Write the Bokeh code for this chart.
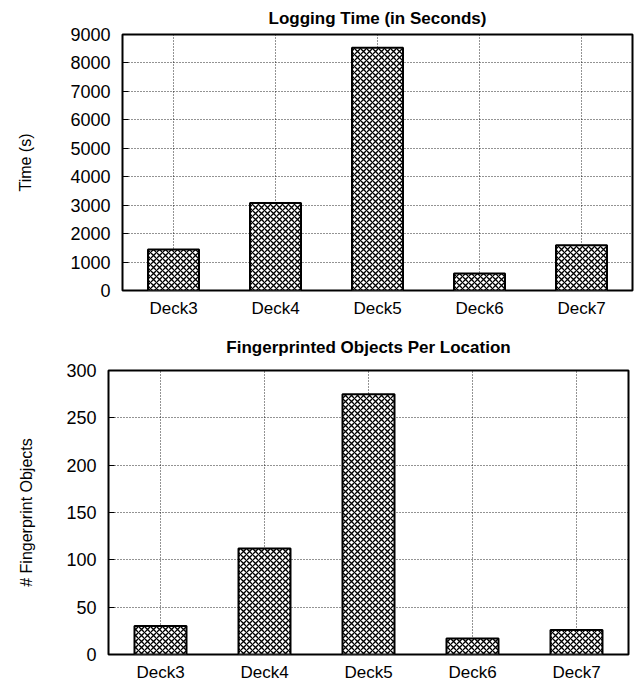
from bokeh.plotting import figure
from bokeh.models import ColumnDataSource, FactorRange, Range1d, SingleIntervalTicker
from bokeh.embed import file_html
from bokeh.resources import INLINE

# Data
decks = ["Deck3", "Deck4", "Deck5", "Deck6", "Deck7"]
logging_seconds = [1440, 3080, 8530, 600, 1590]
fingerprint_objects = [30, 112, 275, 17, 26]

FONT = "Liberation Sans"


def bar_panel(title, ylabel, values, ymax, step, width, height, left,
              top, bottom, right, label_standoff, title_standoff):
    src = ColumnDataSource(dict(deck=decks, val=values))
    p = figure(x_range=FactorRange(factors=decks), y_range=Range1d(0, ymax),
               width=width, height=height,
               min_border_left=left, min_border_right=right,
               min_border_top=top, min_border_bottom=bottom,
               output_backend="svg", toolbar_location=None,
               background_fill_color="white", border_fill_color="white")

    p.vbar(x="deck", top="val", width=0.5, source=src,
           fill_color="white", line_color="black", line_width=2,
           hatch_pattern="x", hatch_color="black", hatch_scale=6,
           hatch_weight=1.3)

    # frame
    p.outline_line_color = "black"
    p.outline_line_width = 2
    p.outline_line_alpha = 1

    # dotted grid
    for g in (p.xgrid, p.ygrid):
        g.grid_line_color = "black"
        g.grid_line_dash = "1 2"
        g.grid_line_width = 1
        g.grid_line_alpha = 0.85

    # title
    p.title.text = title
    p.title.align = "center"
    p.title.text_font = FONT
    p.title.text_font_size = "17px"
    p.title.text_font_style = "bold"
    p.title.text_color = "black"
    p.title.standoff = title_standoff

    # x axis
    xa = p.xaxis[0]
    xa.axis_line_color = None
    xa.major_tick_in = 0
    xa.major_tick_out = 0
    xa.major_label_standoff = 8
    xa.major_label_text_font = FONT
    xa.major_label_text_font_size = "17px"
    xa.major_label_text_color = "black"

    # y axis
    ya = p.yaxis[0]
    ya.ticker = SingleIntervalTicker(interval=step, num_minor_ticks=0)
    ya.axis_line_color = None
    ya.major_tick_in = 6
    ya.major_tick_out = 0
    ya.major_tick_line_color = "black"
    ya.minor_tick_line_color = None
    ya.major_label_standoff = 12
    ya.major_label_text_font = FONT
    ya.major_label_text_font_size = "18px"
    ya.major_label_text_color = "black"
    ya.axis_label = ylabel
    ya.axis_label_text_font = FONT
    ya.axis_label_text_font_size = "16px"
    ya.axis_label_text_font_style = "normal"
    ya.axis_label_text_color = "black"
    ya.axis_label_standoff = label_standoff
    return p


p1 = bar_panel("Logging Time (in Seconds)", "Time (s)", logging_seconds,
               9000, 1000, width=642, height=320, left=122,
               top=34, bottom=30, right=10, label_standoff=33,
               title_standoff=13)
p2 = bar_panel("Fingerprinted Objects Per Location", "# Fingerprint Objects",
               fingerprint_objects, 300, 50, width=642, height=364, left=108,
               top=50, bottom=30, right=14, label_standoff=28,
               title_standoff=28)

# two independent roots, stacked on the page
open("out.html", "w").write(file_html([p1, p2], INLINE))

----------------

■ **What you are asked to do**: Without the pictures, output the full listing exactly as it stands.

■ **Exercise result**:
Write the Bokeh code for this chart.
from bokeh.plotting import figure
from bokeh.models import ColumnDataSource, FactorRange, Range1d, SingleIntervalTicker
from bokeh.embed import file_html
from bokeh.resources import INLINE

# Data
decks = ["Deck3", "Deck4", "Deck5", "Deck6", "Deck7"]
logging_seconds = [1440, 3080, 8530, 600, 1590]
fingerprint_objects = [30, 112, 275, 17, 26]

FONT = "Liberation Sans"


def bar_panel(title, ylabel, values, ymax, step, width, height, left,
              top, bottom, right, label_standoff, title_standoff):
    src = ColumnDataSource(dict(deck=decks, val=values))
    p = figure(x_range=FactorRange(factors=decks), y_range=Range1d(0, ymax),
               width=width, height=height,
               min_border_left=left, min_border_right=right,
               min_border_top=top, min_border_bottom=bottom,
               output_backend="svg", toolbar_location=None,
               background_fill_color="white", border_fill_color="white")

    p.vbar(x="deck", top="val", width=0.5, source=src,
           fill_color="white", line_color="black", line_width=2,
           hatch_pattern="x", hatch_color="black", hatch_scale=6,
           hatch_weight=1.3)

    # frame
    p.outline_line_color = "black"
    p.outline_line_width = 2
    p.outline_line_alpha = 1

    # dotted grid
    for g in (p.xgrid, p.ygrid):
        g.grid_line_color = "black"
        g.grid_line_dash = "1 2"
        g.grid_line_width = 1
        g.grid_line_alpha = 0.85

    # title
    p.title.text = title
    p.title.align = "center"
    p.title.text_font = FONT
    p.title.text_font_size = "17px"
    p.title.text_font_style = "bold"
    p.title.text_color = "black"
    p.title.standoff = title_standoff

    # x axis
    xa = p.xaxis[0]
    xa.axis_line_color = None
    xa.major_tick_in = 0
    xa.major_tick_out = 0
    xa.major_label_standoff = 8
    xa.major_label_text_font = FONT
    xa.major_label_text_font_size = "17px"
    xa.major_label_text_color = "black"

    # y axis
    ya = p.yaxis[0]
    ya.ticker = SingleIntervalTicker(interval=step, num_minor_ticks=0)
    ya.axis_line_color = None
    ya.major_tick_in = 6
    ya.major_tick_out = 0
    ya.major_tick_line_color = "black"
    ya.minor_tick_line_color = None
    ya.major_label_standoff = 12
    ya.major_label_text_font = FONT
    ya.major_label_text_font_size = "18px"
    ya.major_label_text_color = "black"
    ya.axis_label = ylabel
    ya.axis_label_text_font = FONT
    ya.axis_label_text_font_size = "16px"
    ya.axis_label_text_font_style = "normal"
    ya.axis_label_text_color = "black"
    ya.axis_label_standoff = label_standoff
    return p


p1 = bar_panel("Logging Time (in Seconds)", "Time (s)", logging_seconds,
               9000, 1000, width=642, height=320, left=122,
               top=34, bottom=30, right=10, label_standoff=33,
               title_standoff=13)
p2 = bar_panel("Fingerprinted Objects Per Location", "# Fingerprint Objects",
               fingerprint_objects, 300, 50, width=642, height=364, left=108,
               top=50, bottom=30, right=14, label_standoff=28,
               title_standoff=28)

# two independent roots, stacked on the page
open("out.html", "w").write(file_html([p1, p2], INLINE))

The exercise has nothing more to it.